> [PROBLEM] Please transcribe the data below exactly. Leave the pictures out.

> [DATASET EXCERPT]
* start *

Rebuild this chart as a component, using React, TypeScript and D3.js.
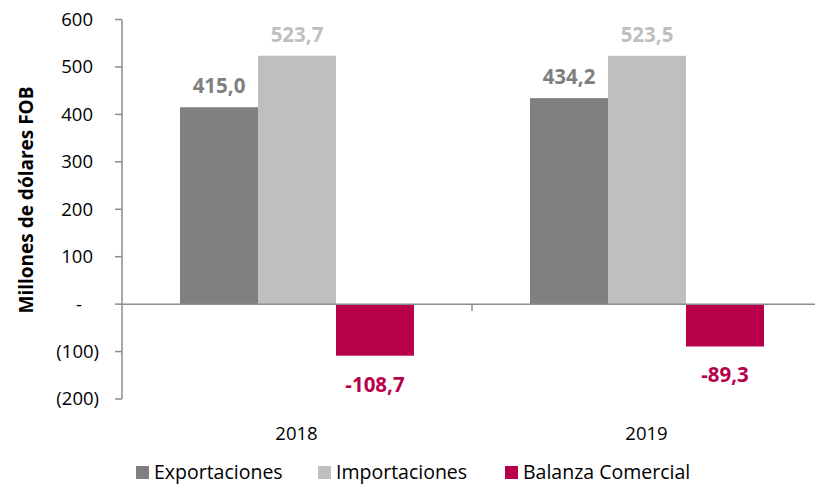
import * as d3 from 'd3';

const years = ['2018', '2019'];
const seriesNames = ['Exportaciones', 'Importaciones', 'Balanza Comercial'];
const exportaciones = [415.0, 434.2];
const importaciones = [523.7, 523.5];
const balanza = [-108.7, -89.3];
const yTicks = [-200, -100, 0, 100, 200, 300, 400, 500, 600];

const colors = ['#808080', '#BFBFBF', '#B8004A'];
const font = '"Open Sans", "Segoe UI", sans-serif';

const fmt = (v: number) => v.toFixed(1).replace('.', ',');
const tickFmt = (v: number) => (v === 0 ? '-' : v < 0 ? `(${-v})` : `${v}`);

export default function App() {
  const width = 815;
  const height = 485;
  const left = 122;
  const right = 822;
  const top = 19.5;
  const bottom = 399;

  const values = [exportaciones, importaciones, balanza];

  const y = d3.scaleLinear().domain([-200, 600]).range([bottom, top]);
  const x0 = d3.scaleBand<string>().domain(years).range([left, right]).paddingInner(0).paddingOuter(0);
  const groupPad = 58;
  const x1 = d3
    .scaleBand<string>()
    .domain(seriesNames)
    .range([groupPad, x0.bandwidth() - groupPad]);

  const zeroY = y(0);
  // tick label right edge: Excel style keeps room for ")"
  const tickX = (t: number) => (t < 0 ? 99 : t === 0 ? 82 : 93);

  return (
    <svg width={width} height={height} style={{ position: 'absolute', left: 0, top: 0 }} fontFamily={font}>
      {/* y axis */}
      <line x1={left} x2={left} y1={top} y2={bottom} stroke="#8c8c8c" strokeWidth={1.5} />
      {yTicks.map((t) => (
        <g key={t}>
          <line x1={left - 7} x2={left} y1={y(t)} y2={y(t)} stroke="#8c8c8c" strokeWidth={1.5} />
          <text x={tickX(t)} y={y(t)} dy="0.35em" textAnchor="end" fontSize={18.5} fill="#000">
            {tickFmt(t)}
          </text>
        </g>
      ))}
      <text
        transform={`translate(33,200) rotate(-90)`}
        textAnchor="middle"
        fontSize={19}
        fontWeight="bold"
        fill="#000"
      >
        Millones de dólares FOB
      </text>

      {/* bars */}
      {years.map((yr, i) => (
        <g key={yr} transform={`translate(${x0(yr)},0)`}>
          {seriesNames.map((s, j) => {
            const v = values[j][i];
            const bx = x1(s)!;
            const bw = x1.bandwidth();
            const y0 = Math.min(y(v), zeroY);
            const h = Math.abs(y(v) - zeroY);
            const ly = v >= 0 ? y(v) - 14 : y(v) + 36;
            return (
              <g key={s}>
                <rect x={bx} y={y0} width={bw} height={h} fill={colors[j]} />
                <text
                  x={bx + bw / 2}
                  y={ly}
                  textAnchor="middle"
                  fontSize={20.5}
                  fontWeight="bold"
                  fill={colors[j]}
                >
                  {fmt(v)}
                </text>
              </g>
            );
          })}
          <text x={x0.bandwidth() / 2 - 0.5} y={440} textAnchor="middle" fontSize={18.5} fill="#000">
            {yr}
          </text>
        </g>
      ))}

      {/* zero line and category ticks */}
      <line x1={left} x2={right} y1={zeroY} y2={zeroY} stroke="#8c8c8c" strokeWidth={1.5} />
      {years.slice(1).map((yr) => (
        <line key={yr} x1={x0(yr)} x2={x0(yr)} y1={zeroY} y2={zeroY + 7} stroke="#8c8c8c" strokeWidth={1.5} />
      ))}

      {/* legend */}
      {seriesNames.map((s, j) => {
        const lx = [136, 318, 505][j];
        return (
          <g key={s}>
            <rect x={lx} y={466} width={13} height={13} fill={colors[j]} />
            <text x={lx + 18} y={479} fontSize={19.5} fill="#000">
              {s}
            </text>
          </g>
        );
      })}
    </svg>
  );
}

* end *

> [TASK OUTPUT]
Rebuild this chart as a component, using React, TypeScript and D3.js.
import * as d3 from 'd3';

const years = ['2018', '2019'];
const seriesNames = ['Exportaciones', 'Importaciones', 'Balanza Comercial'];
const exportaciones = [415.0, 434.2];
const importaciones = [523.7, 523.5];
const balanza = [-108.7, -89.3];
const yTicks = [-200, -100, 0, 100, 200, 300, 400, 500, 600];

const colors = ['#808080', '#BFBFBF', '#B8004A'];
const font = '"Open Sans", "Segoe UI", sans-serif';

const fmt = (v: number) => v.toFixed(1).replace('.', ',');
const tickFmt = (v: number) => (v === 0 ? '-' : v < 0 ? `(${-v})` : `${v}`);

export default function App() {
  const width = 815;
  const height = 485;
  const left = 122;
  const right = 822;
  const top = 19.5;
  const bottom = 399;

  const values = [exportaciones, importaciones, balanza];

  const y = d3.scaleLinear().domain([-200, 600]).range([bottom, top]);
  const x0 = d3.scaleBand<string>().domain(years).range([left, right]).paddingInner(0).paddingOuter(0);
  const groupPad = 58;
  const x1 = d3
    .scaleBand<string>()
    .domain(seriesNames)
    .range([groupPad, x0.bandwidth() - groupPad]);

  const zeroY = y(0);
  // tick label right edge: Excel style keeps room for ")"
  const tickX = (t: number) => (t < 0 ? 99 : t === 0 ? 82 : 93);

  return (
    <svg width={width} height={height} style={{ position: 'absolute', left: 0, top: 0 }} fontFamily={font}>
      {/* y axis */}
      <line x1={left} x2={left} y1={top} y2={bottom} stroke="#8c8c8c" strokeWidth={1.5} />
      {yTicks.map((t) => (
        <g key={t}>
          <line x1={left - 7} x2={left} y1={y(t)} y2={y(t)} stroke="#8c8c8c" strokeWidth={1.5} />
          <text x={tickX(t)} y={y(t)} dy="0.35em" textAnchor="end" fontSize={18.5} fill="#000">
            {tickFmt(t)}
          </text>
        </g>
      ))}
      <text
        transform={`translate(33,200) rotate(-90)`}
        textAnchor="middle"
        fontSize={19}
        fontWeight="bold"
        fill="#000"
      >
        Millones de dólares FOB
      </text>

      {/* bars */}
      {years.map((yr, i) => (
        <g key={yr} transform={`translate(${x0(yr)},0)`}>
          {seriesNames.map((s, j) => {
            const v = values[j][i];
            const bx = x1(s)!;
            const bw = x1.bandwidth();
            const y0 = Math.min(y(v), zeroY);
            const h = Math.abs(y(v) - zeroY);
            const ly = v >= 0 ? y(v) - 14 : y(v) + 36;
            return (
              <g key={s}>
                <rect x={bx} y={y0} width={bw} height={h} fill={colors[j]} />
                <text
                  x={bx + bw / 2}
                  y={ly}
                  textAnchor="middle"
                  fontSize={20.5}
                  fontWeight="bold"
                  fill={colors[j]}
                >
                  {fmt(v)}
                </text>
              </g>
            );
          })}
          <text x={x0.bandwidth() / 2 - 0.5} y={440} textAnchor="middle" fontSize={18.5} fill="#000">
            {yr}
          </text>
        </g>
      ))}

      {/* zero line and category ticks */}
      <line x1={left} x2={right} y1={zeroY} y2={zeroY} stroke="#8c8c8c" strokeWidth={1.5} />
      {years.slice(1).map((yr) => (
        <line key={yr} x1={x0(yr)} x2={x0(yr)} y1={zeroY} y2={zeroY + 7} stroke="#8c8c8c" strokeWidth={1.5} />
      ))}

      {/* legend */}
      {seriesNames.map((s, j) => {
        const lx = [136, 318, 505][j];
        return (
          <g key={s}>
            <rect x={lx} y={466} width={13} height={13} fill={colors[j]} />
            <text x={lx + 18} y={479} fontSize={19.5} fill="#000">
              {s}
            </text>
          </g>
        );
      })}
    </svg>
  );
}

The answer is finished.